-- START Records shown --
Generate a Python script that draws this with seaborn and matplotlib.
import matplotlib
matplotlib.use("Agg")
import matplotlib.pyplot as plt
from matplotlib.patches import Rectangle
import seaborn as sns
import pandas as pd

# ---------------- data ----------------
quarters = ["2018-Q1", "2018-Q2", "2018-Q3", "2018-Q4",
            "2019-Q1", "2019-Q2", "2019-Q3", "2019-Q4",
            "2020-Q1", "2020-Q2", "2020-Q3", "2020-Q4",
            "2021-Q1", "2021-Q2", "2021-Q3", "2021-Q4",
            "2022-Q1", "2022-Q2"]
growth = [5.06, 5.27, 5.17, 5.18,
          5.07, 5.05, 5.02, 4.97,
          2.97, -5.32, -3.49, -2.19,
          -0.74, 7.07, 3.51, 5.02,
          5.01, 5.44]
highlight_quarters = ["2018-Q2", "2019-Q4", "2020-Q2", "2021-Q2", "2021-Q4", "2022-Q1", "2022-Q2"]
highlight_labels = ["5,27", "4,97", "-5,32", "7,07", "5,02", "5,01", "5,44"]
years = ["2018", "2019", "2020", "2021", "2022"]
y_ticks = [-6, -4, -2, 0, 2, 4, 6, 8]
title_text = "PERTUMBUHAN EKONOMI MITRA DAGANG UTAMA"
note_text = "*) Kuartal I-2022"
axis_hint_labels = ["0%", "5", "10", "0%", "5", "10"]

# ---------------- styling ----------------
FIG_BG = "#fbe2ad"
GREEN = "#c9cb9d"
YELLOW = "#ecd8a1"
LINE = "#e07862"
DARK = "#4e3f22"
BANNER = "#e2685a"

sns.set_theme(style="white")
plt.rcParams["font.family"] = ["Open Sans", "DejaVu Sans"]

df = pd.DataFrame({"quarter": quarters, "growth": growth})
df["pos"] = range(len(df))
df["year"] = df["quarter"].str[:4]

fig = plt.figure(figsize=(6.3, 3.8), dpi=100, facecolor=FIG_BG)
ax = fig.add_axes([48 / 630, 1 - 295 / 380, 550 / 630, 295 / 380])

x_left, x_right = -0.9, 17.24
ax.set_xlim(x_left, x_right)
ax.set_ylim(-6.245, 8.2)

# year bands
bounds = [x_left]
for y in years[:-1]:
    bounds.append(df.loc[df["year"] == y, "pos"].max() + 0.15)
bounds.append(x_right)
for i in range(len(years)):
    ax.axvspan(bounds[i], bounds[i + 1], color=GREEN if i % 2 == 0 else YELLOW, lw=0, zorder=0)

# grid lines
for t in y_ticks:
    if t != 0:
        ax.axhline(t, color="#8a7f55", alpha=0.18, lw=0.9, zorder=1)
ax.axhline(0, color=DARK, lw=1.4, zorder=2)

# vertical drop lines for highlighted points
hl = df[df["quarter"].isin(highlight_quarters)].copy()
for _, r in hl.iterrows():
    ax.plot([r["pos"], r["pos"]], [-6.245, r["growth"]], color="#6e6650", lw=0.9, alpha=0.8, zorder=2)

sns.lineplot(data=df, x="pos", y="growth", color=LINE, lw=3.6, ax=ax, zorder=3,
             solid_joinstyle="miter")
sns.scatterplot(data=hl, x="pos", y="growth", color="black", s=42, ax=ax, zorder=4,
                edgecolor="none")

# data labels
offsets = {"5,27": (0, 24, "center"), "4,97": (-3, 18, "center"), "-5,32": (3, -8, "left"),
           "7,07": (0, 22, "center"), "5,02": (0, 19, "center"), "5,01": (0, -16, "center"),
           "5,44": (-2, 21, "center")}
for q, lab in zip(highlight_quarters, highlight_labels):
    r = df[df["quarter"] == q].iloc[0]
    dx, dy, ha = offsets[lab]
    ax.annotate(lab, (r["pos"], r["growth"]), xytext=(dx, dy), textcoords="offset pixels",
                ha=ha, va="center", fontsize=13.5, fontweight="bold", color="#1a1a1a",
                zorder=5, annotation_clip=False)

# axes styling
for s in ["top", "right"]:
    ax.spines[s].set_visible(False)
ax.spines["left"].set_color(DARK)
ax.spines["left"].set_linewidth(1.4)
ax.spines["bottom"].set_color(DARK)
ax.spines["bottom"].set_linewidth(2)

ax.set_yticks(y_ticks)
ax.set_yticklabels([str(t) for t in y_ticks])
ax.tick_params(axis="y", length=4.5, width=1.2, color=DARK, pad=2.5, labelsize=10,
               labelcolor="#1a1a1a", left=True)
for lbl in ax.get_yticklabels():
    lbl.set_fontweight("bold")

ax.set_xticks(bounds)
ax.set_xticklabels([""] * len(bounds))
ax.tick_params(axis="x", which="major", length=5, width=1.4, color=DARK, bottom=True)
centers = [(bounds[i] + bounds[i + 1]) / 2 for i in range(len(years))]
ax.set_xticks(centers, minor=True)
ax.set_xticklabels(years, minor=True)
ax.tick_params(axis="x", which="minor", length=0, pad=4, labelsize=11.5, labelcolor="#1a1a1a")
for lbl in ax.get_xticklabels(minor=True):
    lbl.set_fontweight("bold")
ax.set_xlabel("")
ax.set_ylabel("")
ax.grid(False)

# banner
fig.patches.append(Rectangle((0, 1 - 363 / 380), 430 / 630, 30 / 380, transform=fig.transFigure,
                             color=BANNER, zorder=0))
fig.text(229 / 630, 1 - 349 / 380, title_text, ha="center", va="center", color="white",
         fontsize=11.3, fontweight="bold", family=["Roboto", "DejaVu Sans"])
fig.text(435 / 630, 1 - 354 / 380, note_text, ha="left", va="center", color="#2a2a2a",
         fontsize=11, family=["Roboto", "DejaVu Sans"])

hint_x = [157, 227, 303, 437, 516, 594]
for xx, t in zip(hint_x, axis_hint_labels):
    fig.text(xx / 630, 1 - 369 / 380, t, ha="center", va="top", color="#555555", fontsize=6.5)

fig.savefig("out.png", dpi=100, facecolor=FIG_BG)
-- END Records shown --
-- START Records shown --
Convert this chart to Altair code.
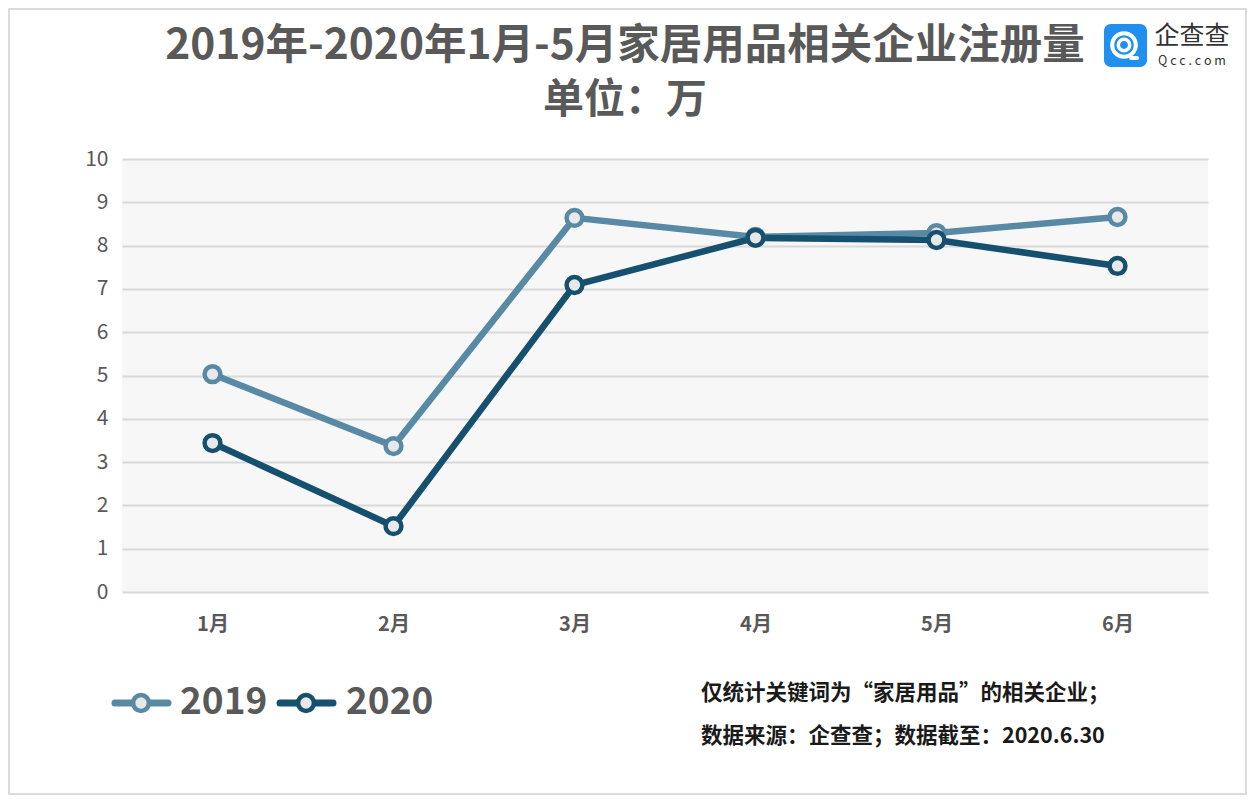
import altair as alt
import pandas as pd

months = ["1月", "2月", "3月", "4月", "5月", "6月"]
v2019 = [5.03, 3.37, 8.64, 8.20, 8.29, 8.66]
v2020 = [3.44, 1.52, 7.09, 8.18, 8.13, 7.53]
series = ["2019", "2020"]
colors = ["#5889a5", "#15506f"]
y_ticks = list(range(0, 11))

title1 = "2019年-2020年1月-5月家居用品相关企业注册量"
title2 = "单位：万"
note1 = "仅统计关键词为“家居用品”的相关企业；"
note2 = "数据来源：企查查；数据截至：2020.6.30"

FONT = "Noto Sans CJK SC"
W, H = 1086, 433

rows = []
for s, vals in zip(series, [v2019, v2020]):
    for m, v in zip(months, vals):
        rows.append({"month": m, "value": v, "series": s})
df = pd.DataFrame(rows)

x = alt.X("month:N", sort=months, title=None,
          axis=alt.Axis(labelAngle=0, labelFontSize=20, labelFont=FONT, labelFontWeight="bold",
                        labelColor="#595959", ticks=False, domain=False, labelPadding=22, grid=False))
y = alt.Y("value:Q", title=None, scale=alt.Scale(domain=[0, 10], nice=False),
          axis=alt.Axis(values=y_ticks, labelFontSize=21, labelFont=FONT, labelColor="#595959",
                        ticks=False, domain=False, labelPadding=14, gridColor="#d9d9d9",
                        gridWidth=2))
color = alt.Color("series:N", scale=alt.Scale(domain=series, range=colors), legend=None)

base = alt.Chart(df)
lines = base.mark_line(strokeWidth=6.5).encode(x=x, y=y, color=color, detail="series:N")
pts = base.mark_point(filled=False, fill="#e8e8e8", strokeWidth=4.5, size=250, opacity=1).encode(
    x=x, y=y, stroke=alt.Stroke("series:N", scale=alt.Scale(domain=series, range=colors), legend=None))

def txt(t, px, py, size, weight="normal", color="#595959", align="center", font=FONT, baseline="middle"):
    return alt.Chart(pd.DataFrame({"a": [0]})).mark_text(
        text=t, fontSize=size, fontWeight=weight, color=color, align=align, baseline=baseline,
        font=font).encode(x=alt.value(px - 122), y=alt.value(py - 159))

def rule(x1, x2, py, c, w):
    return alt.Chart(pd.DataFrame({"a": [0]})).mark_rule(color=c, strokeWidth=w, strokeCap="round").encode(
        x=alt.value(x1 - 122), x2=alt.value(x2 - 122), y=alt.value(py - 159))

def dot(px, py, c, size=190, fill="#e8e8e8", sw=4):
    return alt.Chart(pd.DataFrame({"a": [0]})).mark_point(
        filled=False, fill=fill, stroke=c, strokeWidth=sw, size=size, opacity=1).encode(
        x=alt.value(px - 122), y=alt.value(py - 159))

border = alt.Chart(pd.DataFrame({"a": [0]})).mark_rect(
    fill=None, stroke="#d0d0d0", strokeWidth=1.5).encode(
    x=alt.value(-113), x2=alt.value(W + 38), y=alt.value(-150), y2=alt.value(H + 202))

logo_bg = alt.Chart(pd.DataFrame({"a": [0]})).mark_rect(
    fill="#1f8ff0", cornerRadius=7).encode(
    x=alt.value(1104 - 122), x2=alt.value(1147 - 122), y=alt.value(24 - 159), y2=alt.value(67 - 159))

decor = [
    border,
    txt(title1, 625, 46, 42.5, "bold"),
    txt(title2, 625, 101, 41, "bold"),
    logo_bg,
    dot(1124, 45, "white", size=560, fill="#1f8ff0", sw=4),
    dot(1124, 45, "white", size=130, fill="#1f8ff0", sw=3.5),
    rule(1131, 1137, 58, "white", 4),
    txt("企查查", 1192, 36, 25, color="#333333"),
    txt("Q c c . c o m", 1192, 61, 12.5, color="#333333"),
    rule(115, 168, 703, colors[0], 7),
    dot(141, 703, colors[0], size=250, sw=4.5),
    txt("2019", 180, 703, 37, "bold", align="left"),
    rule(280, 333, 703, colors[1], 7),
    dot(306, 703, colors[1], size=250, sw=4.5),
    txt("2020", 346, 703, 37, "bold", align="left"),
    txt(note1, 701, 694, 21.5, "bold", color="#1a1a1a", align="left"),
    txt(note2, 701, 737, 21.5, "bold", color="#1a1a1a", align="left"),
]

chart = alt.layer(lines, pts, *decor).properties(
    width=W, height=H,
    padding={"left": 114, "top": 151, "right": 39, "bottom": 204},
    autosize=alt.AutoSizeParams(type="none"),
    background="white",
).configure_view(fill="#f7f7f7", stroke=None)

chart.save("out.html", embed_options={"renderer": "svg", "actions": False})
-- END Records shown --
* **Requirements**:
Looking above, find the stretch of lines that opens with the one holding "Convert this chart to Altair code." and closes with the one holding "y_ticks = list(range(0, 11))". Copy it exactly, pictures excluded.

* **Exercise solution**:
Convert this chart to Altair code.
import altair as alt
import pandas as pd

months = ["1月", "2月", "3月", "4月", "5月", "6月"]
v2019 = [5.03, 3.37, 8.64, 8.20, 8.29, 8.66]
v2020 = [3.44, 1.52, 7.09, 8.18, 8.13, 7.53]
series = ["2019", "2020"]
colors = ["#5889a5", "#15506f"]
y_ticks = list(range(0, 11))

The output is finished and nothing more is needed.